Like Lewis Carroll's white rabbit she was muttering "I'm late, I'm late." Turns out she normally started the Christmas rush weeks earlier and was in a flap because she'd been slack enough to leave it until October. This woman was normally so well organised that long before autumn even thought of shedding a leaf, she had usually set aside one of the precious rooms of her home for Christmas presents only.
Mind you, she wasn't doing too badly this year. She confessed to my bemused colleague that in her mammoth collection of carriers, she had also sorted Hallowe'en and Bonfire Night.
To me there is something obscene about setting off on a Christmas shopping expedition with sun - instead of snowflakes - on your back.

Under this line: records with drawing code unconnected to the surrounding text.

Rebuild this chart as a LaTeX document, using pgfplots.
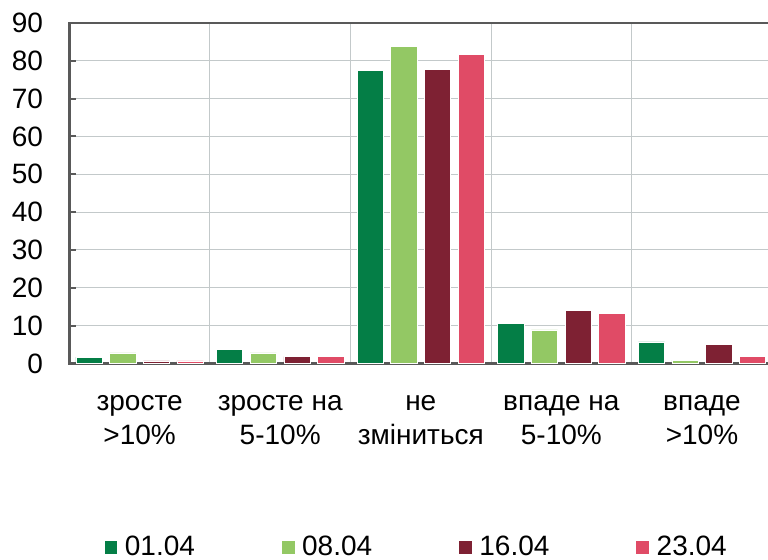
\documentclass[border=0pt]{standalone}
\usepackage{fontspec}
\setmainfont{Liberation Sans}
\usepackage{pgfplots}
\pgfplotsset{compat=1.18}

\definecolor{cA}{HTML}{047E46}
\definecolor{cB}{HTML}{93C864}
\definecolor{cC}{HTML}{7E2133}
\definecolor{cD}{HTML}{E04B66}
\definecolor{axgray}{HTML}{595959}
\definecolor{gridgray}{HTML}{C3C9CA}

\begin{document}
\begin{tikzpicture}
\useasboundingbox (0,0) rectangle (384pt,280pt);
\clip (0,0) rectangle (384pt,280pt);
\begin{axis}[
  at={(34.65pt,98.25pt)}, anchor=south west,
  scale only axis, width=351.5pt, height=170.25pt,
  xmin=-0.5, xmax=4.5, ymin=0, ymax=90,
  ybar=3.7pt, bar width=13.15pt,
  ytick={0,10,...,90},
  xtick={0,1,2,3,4},
  xticklabels={{зросте\\>10\%},{зросте на\\5-10\%},{не\\зміниться},{впаде на\\5-10\%},{впаде\\>10\%}},
  minor xtick={0.5,1.5,2.5,3.5},
  ymajorgrids, xminorgrids,
  grid style={draw=gridgray, line width=0.5pt},
  minor grid style={draw=gridgray, line width=0.5pt},
  axis line style={draw=axgray, line width=1.3pt},
  tick pos=left,
  tick align=inside,
  xtick style={draw=none},
  ytick style={draw=axgray, line width=1pt},
  major tick length=3.3pt,
  minor tick length=0pt,
  /pgf/number format/assume math mode=true,
  every tick label/.append style={font=\fontsize{14}{17}\selectfont},
  yticklabel style={inner sep=0pt, xshift=-13pt},
  xticklabel style={align=center, inner sep=0pt, anchor=north, yshift=-15.75pt},
  legend columns=4,
  legend style={at={(0.492,-0.539)}, anchor=center, draw=none, fill=none,
    font=\fontsize{14}{17}\selectfont, nodes={inner sep=0pt}, column sep=0pt,
    /tikz/every odd column/.append style={column sep=3.5pt},
    /tikz/every even column/.append style={column sep=42.95pt}},
  every axis plot/.append style={legend image code/.code={\fill[#1] (0pt,-3.4pt) rectangle (6.85pt,3.4pt);}},
]
\addplot[fill=cA, draw=white, line width=0.3pt] coordinates {(0,1.7) (1,3.8) (2,77.4) (3,10.5) (4,5.7)};
\addplot[fill=cB, draw=white, line width=0.3pt] coordinates {(0,2.8) (1,2.8) (2,83.8) (3,8.9) (4,0.9)};
\addplot[fill=cC, draw=white, line width=0.3pt] coordinates {(0,0.7) (1,1.8) (2,77.7) (3,14.0) (4,5.0)};
\addplot[fill=cD, draw=white, line width=0.3pt] coordinates {(0,0.7) (1,1.8) (2,81.6) (3,13.2) (4,1.9)};
\legend{01.04,08.04,16.04,23.04}
\end{axis}
\end{tikzpicture}
\end{document}
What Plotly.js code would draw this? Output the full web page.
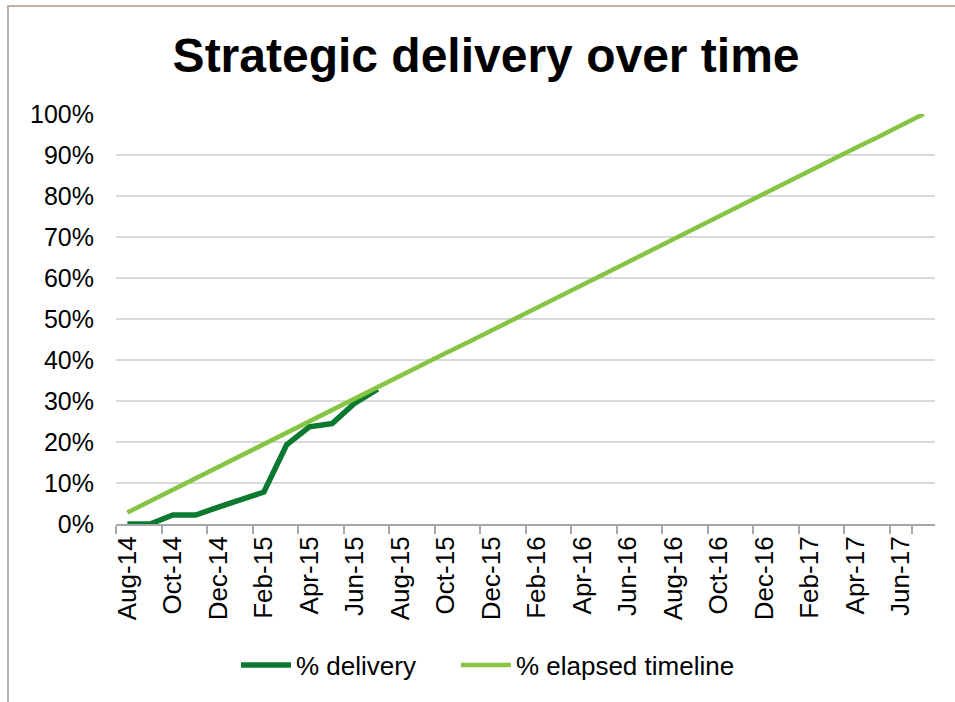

It must be the male adventurer in me.
I think Christmas shopping should be done in temperatures close to zero on a dark winter's afternoon, and the dress code should include overcoat, scarf and gloves (gloves, there's a present for Aunt Cynthia, preferably fingerless ones so she can count the pennies she always gave me for Christmas).
Most men, apparently, always leave it until the last minute. Do you know why, girls? It's so we have the time to decipher the unbreakable code of all those subtle hints on what you want for Christmas. "I think they are really nice, those." Or "I've always wanted one of those." The hints are usually delivered, unheard, during the climax of a televised football match or an action movie.
Why, oh why, don't women realise that if they wrote out a list the way the kids do for Santa, it would save an awful lot of heartache? What do you mean, it's not as romantic?
Take the same woman colleague I mentioned earlier. One year she thought she had dropped enough hints to secure the engagement ring she wanted. She spent days feeling and squeezing presents under the tree, or checking the baubles to see if there was a cleverly-disguised ring box.
Come Christmas morning, she feverishly opened all her presents to find that the Bethlehem star of the show was not a one-carat sparkler but a tablecloth.
"A table cloth," she shrieked. "A bloody, rotten tablecloth. I'll show you what to do with a tablecloth..."
Choose carefully this Christmas, or the season of goodwill turns into a tinsel-tarnished battleground.